At the time, the Catholic Church was going through what historians politely call “a crisis.” There were already two Popes — one in Rome, one in Avignon — and each claimed the other was a fraud.
So what did Baldassare do? Made himself the third.
He gathered some bishops (friendly reminder: they knew he liked to torture people) and held a council in Pisa. There, they elected a third pope, Alexander V — an old man, perfect puppet. A year later, Alexander conveniently died, and surprise! Baldassare became Pope John XXIII.
Three Popes. One Church. Total chaos.
People didn’t mind. “Sure, he’s a pirate, rapist, possible goat-screwer, but he’s kinda likable,” they said. And crowds poured in.
The Fall of the Charming Devil
But all good heresies must end. In 1415, the Council of Constance gathered all the serious players — emperors, kings, cardinals — and said, “Enough of this circus.”
They deposed all three Popes. Baldassare was hit with 74 charges, including selling relics, denying the afterlife, sex with his own granddaughter, and manipulating currency markets. (That one stings, huh?)

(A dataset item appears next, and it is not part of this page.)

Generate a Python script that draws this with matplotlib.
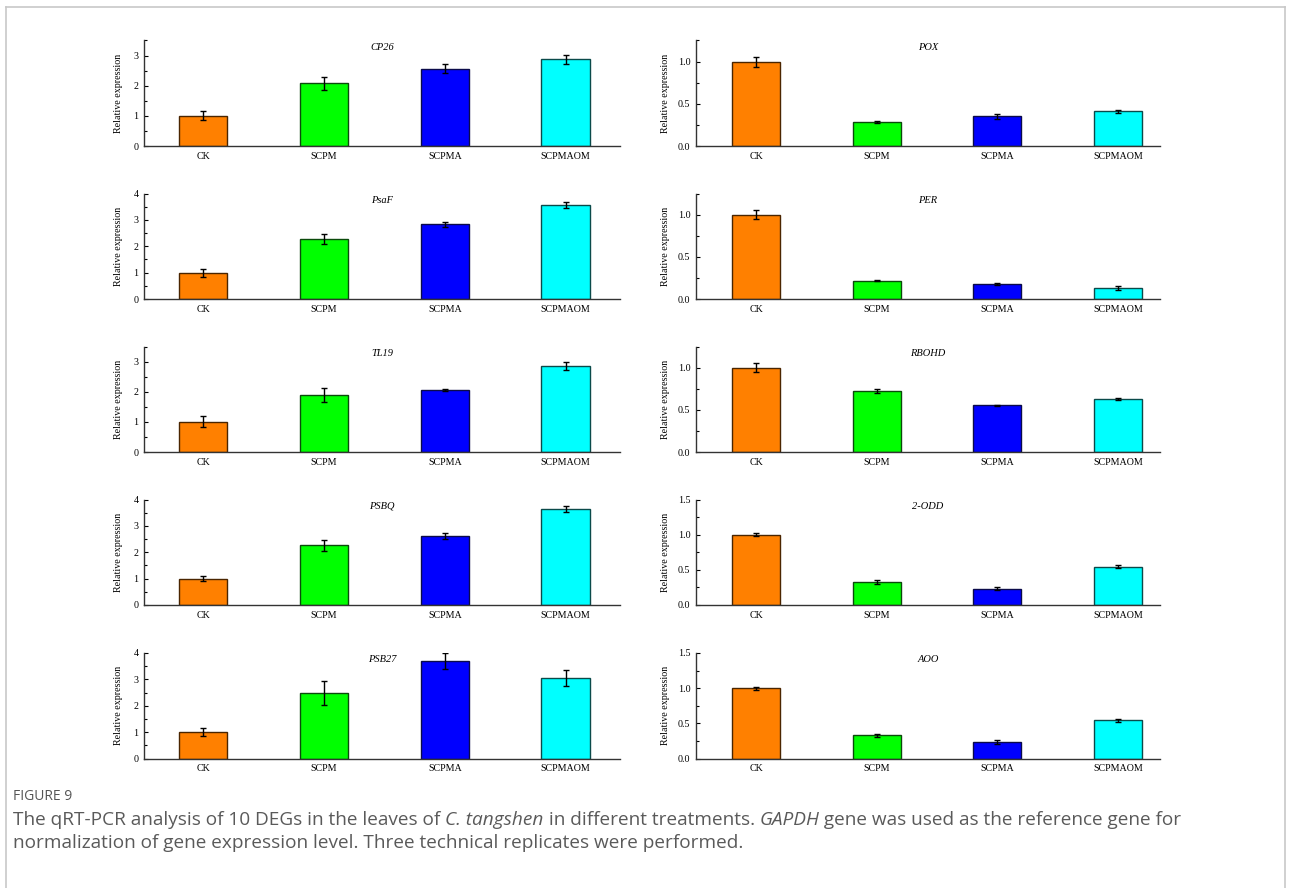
import matplotlib
matplotlib.use('Agg')
import matplotlib.pyplot as plt
from matplotlib.lines import Line2D
from matplotlib.ticker import MultipleLocator, FormatStrFormatter

# ── Data ──────────────────────────────────────────────────────────────────────
treatments = ['CK', 'SCPM', 'SCPMA', 'SCPMAOM']
colors     = ['#FF8000', '#00FF00', '#0000FF', '#00FFFF']
edges      = ['#4a2500', '#0b4a0b', '#0b0b4a', '#0b4a4a']

left_genes = ['CP26', 'PsaF', 'TL19', 'PSBQ', 'PSB27']
left_means = [[1.00, 2.08, 2.57, 2.87],
              [1.00, 2.29, 2.83, 3.57],
              [1.00, 1.89, 2.07, 2.85],
              [1.00, 2.27, 2.61, 3.63],
              [1.00, 2.48, 3.70, 3.05]]
left_errs  = [[0.15, 0.21, 0.15, 0.15],
              [0.15, 0.19, 0.10, 0.12],
              [0.18, 0.24, 0.03, 0.12],
              [0.09, 0.21, 0.12, 0.12],
              [0.16, 0.44, 0.31, 0.30]]
left_ymax  = [3.5, 4, 3.5, 4, 4]

right_genes = ['POX', 'PER', 'RBOHD', '2-ODD', 'AOO']
right_means = [[1.00, 0.285, 0.350, 0.410],
               [1.00, 0.218, 0.179, 0.131],
               [1.00, 0.722, 0.552, 0.627],
               [1.00, 0.330, 0.233, 0.543],
               [1.00, 0.330, 0.234, 0.545]]
right_errs  = [[0.06, 0.015, 0.025, 0.015],
               [0.05, 0.010, 0.010, 0.025],
               [0.05, 0.020, 0.005, 0.010],
               [0.025, 0.025, 0.025, 0.020],
               [0.02, 0.020, 0.025, 0.020]]
right_ymax  = [1.25, 1.25, 1.25, 1.5, 1.5]

caption_line1 = [('The qRT-PCR analysis of 10 DEGs in the leaves of ', 'normal'),
                 ('C. tangshen', 'italic'),
                 (' in different treatments. ', 'normal'),
                 ('GAPDH', 'italic'),
                 (' gene was used as the reference gene for', 'normal')]
caption_line2 = 'normalization of gene expression level. Three technical replicates were performed.'

# ── Layout (pixels) ───────────────────────────────────────────────────────────
W, H = 1292, 888
row_bottoms = [146, 299, 452, 605, 758.5]
AX_H = 105.5
cols = [dict(x0=144, w=476, xlim=(0.51, 4.45), labx=-0.044,
             genes=left_genes, means=left_means, errs=left_errs, ymax=left_ymax),
        dict(x0=696, w=464, xlim=(0.50, 4.35), labx=-0.056,
             genes=right_genes, means=right_means, errs=right_errs, ymax=right_ymax)]

plt.rcParams['font.family'] = 'Liberation Serif'
fig = plt.figure(figsize=(W / 100, H / 100), dpi=100)
xpos = list(range(1, len(treatments) + 1))

for col in cols:
    for r, gene in enumerate(col['genes']):
        ax = fig.add_axes([col['x0'] / W, 1 - row_bottoms[r] / H,
                           col['w'] / W, AX_H / H])
        ax.bar(xpos, col['means'][r], width=0.4, color=colors,
               edgecolor=edges, linewidth=1.0, zorder=2)
        ax.errorbar(xpos, col['means'][r], yerr=col['errs'][r], fmt='none',
                    ecolor='black', elinewidth=1.0, capsize=2.2, capthick=1.0, zorder=3)
        ymax = col['ymax'][r]
        ax.set_ylim(0, ymax)
        ax.set_xlim(*col['xlim'])
        if ymax <= 1.5:
            ax.yaxis.set_major_locator(MultipleLocator(0.5))
            ax.yaxis.set_minor_locator(MultipleLocator(0.25))
            ax.yaxis.set_major_formatter(FormatStrFormatter('%.1f'))
        else:
            ax.yaxis.set_major_locator(MultipleLocator(1))
            ax.yaxis.set_minor_locator(MultipleLocator(0.5))
        ax.set_xticks(xpos)
        ax.set_xticklabels(treatments)
        ax.tick_params(axis='x', length=0, pad=4, labelsize=7.2)
        ax.tick_params(axis='y', which='major', direction='in', length=3,
                       width=0.8, pad=4, labelsize=7.2)
        ax.tick_params(axis='y', which='minor', direction='in', length=2, width=0.8)
        for s in ('top', 'right'):
            ax.spines[s].set_visible(False)
        for s in ('left', 'bottom'):
            ax.spines[s].set_linewidth(1.0)
            ax.spines[s].set_color('#333333')
        ax.set_ylabel('Relative expression', fontsize=7.2)
        ax.yaxis.set_label_coords(col['labx'], 0.5)
        ax.text(0.5, 0.935, gene, transform=ax.transAxes, ha='center', va='center',
                fontsize=7.5, style='italic')

# ── Frame and caption ─────────────────────────────────────────────────────────
frame = dict(color='#c8c8c8', lw=1.2, transform=fig.transFigure)
fig.add_artist(Line2D([6 / W, 6 / W], [0, 1 - 7 / H], **frame))
fig.add_artist(Line2D([6 / W, 1285 / W], [1 - 7 / H, 1 - 7 / H], **frame))
fig.add_artist(Line2D([1285 / W, 1285 / W], [0, 1 - 7 / H], **frame))

CAP = dict(fontsize=13.7, color='#5a5a5a', family='Open Sans', va='center')
fig.text(13 / W, 1 - 796 / H, 'FIGURE 9', fontsize=10, color='#555555',
         family='Open Sans', va='center')

renderer = fig.canvas.get_renderer()
x = 13
for seg, style in caption_line1:
    t = fig.text(x / W, 1 - 820 / H, seg, style=style, **CAP)
    x += t.get_window_extent(renderer).width
fig.text(13 / W, 1 - 843 / H, caption_line2, **CAP)

fig.savefig('out.png', dpi=100)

He escaped prison once. Got caught. Thrown back in. Then bailed himself out with 38,000 gold florins. Not a typo. That’s how much it cost to walk free if you’re a VIP heretic.
He had the audacity to ask the new Pope to reinstate him as bishop. And the Pope said… yes. Gave him Bologna back.
He lived quietly for a few years, died of cancer, and got a majestic tomb sculpted by Donatello. Seriously.
The Punchline? The Bank Won.

You’d think that’s the end. But no. There’s a final twist.
One day Baldassare walked into the Medici bank to collect the money he’d deposited back when he was Pope. The banker looked him dead in the eye and said, “Sorry, I took money from Pope John XXIII. That’s not you anymore.”
He got conned. The pirate got pirated.
That, friends, is the moment when power shifted forever — from Popes to bankers. And it’s been that way ever since.